A Wynn Resorts project in Japan would also focus on entertainment, Mr Maddox added. “The entertainment needs to be uniquely Japanese, but we do believe it needs to be immersive and interactive,” he stated.
Mr Maddox also said Wynn Resorts would adopt best-in-class employment policies and high standards for customer service. The firm would aim to establish deep ties with local communities, he stated.
Legislation making casino gambling legal in Japan came officially into effect on December 26. That piece of legislation – referred to by its supporters prior to its enactment as the Integrated Resorts Promotion Bill – got the final approval from Japan’s parliament on December 14.
Casino legalisation in Japan is a two-statute process. After approval of the enabling bill legalising casino resorts at the conceptual level, a second piece of legislation has now to be passed, detailing the specifics, including how casinos are administered and regulated.

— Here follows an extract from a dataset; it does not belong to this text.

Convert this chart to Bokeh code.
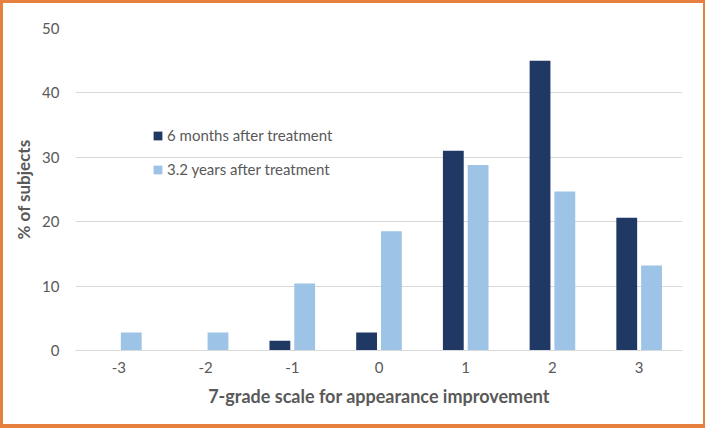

On Wednesday a panel of experts advising the Japanese government on the casino legislation process proposed that Japanese integrated resorts should feature the following core elements: a casino; convention space; recreational areas (i.e. shopping malls, museums); facilities promoting domestic tourism in Japan; and hotel accomodation.
The same panel suggested that prefectural governments and those of designated cities should respectively link with casino operators in order to submit jointly an integrated resort proposal. These proposals would then be reviewed at a national level, by the Land, Infrastructure, Transport and Tourism Ministry, which would select the projects to be implemented.